Good Organization and Feedback Benefits Students and Teachers

For Dr. Carolyn Dunn, the value of consistent, well-organized course materials first became apparent when she was teaching an on-line course.  As an assistant professor who teaches technical writing in the Department of Technology Systems, she found that posting coursework online in folders each week helped her students stay on a schedule even if they were trying to juggle other responsibilities.

                  “I was asking them to be organized, and I figured why shouldn’t I do the same,” she said.   Dunn had an understanding of the needs of distance learners because she had done some of her master’s and doctoral work on-line and experienced first-hand the value of good course structure.  

                  The next step, however, was to try it with her in-person classes, and she was delighted to find that it worked for them as well.   “Dr. Dunn gives appropriate assessments and feedback. She sets (a) clear goal and (an) intellectual challenge.  Her Power Points are well-organized,” reported one student.                 

 After students began praising her for her approach, she worked with the Office for Faculty Excellence and the College STAR  staff to create an on-line module  “Using Organization to Streamline Courses:  Organizing Content to Increase Representation, Expression and Engagement.”
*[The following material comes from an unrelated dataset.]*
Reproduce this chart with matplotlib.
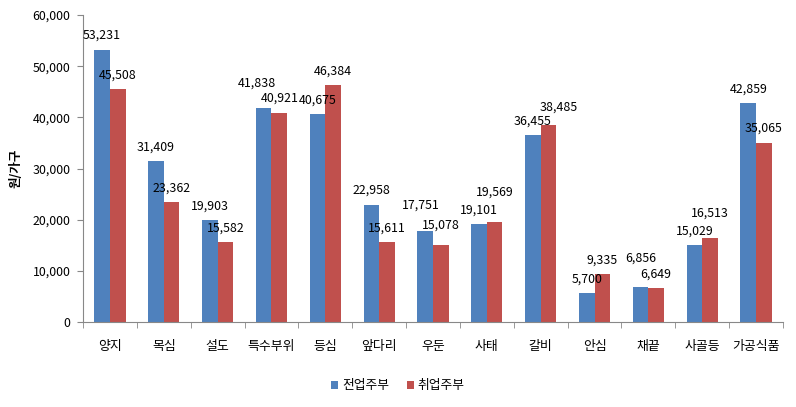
import numpy as np
import matplotlib.pyplot as plt

plt.rcParams['font.family'] = ['Noto Sans CJK KR', 'DejaVu Sans']

categories = ['양지', '목심', '설도', '특수부위', '등심', '앞다리', '우둔', '사태',
              '갈비', '안심', '채끝', '사골등', '가공식품']
fulltime = [53231, 31409, 19903, 41838, 40675, 22958, 17751, 19101,
            36455, 5700, 6856, 15029, 42859]
working = [45508, 23362, 15582, 40921, 46384, 15611, 15078, 19569,
           38485, 9335, 6649, 16513, 35065]
series_names = ['전업주부', '취업주부']

# label offsets in pixels (dx, dy) where the original labels were nudged
nudge_full = {3: (-7, 25), 6: (-4, 26), 10: (0, 29)}
nudge_work = {6: (0, 20), 7: (0, 30), 8: (10, 18), 11: (0, 24)}

fig = plt.figure(figsize=(7.96, 4.07), dpi=100)
ax = fig.add_axes([83 / 796, 85 / 407, 700 / 796, 307 / 407])

x = np.arange(len(categories))
width = 0.29
b1 = ax.bar(x - width / 2, fulltime, width, color='#4F81BD', label=series_names[0])
b2 = ax.bar(x + width / 2, working, width, color='#C0504D', label=series_names[1])

for bars, nudge in ((b1, nudge_full), (b2, nudge_work)):
    for i, rect in enumerate(bars):
        h = rect.get_height()
        dx, dy = nudge.get(i, (0, 14))
        ax.annotate(f'{h:,.0f}', (rect.get_x() + rect.get_width() / 2, h),
                    xytext=(dx, dy), textcoords='offset pixels',
                    ha='center', va='center', fontsize=8.9)

ax.set_xlim(-0.5, len(categories) - 0.5)
ax.set_ylim(0, 60000)
ax.set_yticks(np.arange(0, 60001, 10000))
ax.set_yticklabels([f'{v:,}' for v in range(0, 60001, 10000)], fontsize=8.9)
ax.set_xticks(x)
ax.set_xticklabels(categories, fontsize=9.3)
ax.set_xticks(np.arange(-0.5, len(categories), 1), minor=True)
ax.tick_params(axis='x', which='major', length=0, pad=13)
ax.tick_params(axis='x', which='minor', length=4, color='#888888', direction='out')
ax.tick_params(axis='y', length=4, color='#888888', direction='out', pad=5)

for side in ('top', 'right'):
    ax.spines[side].set_visible(False)
ax.spines['left'].set_color('#888888')
ax.spines['bottom'].set_color('#888888')

ax.set_ylabel('원/가구', fontsize=9, fontweight='bold', labelpad=7)

fig.legend(handles=[b1, b2], loc='center', bbox_to_anchor=(0.5, 21 / 407),
           ncol=2, frameon=False, fontsize=9.2, handlelength=0.55,
           handleheight=0.55, handletextpad=0.3, columnspacing=1.4)

fig.savefig('out.png', dpi=100)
                  The module, available at www.collegestar.org/modules/uosc/introduction, also features the organizational efforts of Dr. Douglas Schneider in the Department of Accounting so there are examples of different approaches and disciplines.  It was developed using the same Universal Design for Learning principles that have been proven successful for reaching students with diverse learning styles.

                  In addition to weekly folders of course materials, Dunn puts particular emphasis on providing consistent, comprehensive feedback to her students.  She gives them real-world writing assignments such as writing technical reports or writing a set of instructions.   “My students are passionate about their majors but don’t view themselves as writers,” she said.   “I want them to understand that writing takes practice, just like anything else.”

                  Lots of writing practice, however, means delivering lots of feedback.  To facilitate that, Dunn has found video to be a good way to ensure her students get maximum benefit.   She uses video to talk to her students individually while she is marking up their papers.   “That way they can experience my body language and tone and understand that I am trying to be helpful,” she said.   “When you just write something in the margin, it can be unclear and students can take it too personally and be offended and hurt.”   The mini videos are then posted privately for each student.

                  This approach has proven to be very popular and, once again, she’s sharing what she has learned with others on campus through training sessions organized by the Office for Faculty Excellence. Try, refine and share has proven to be a winning formula for Dunn, her fellow faculty members and a diverse group of students.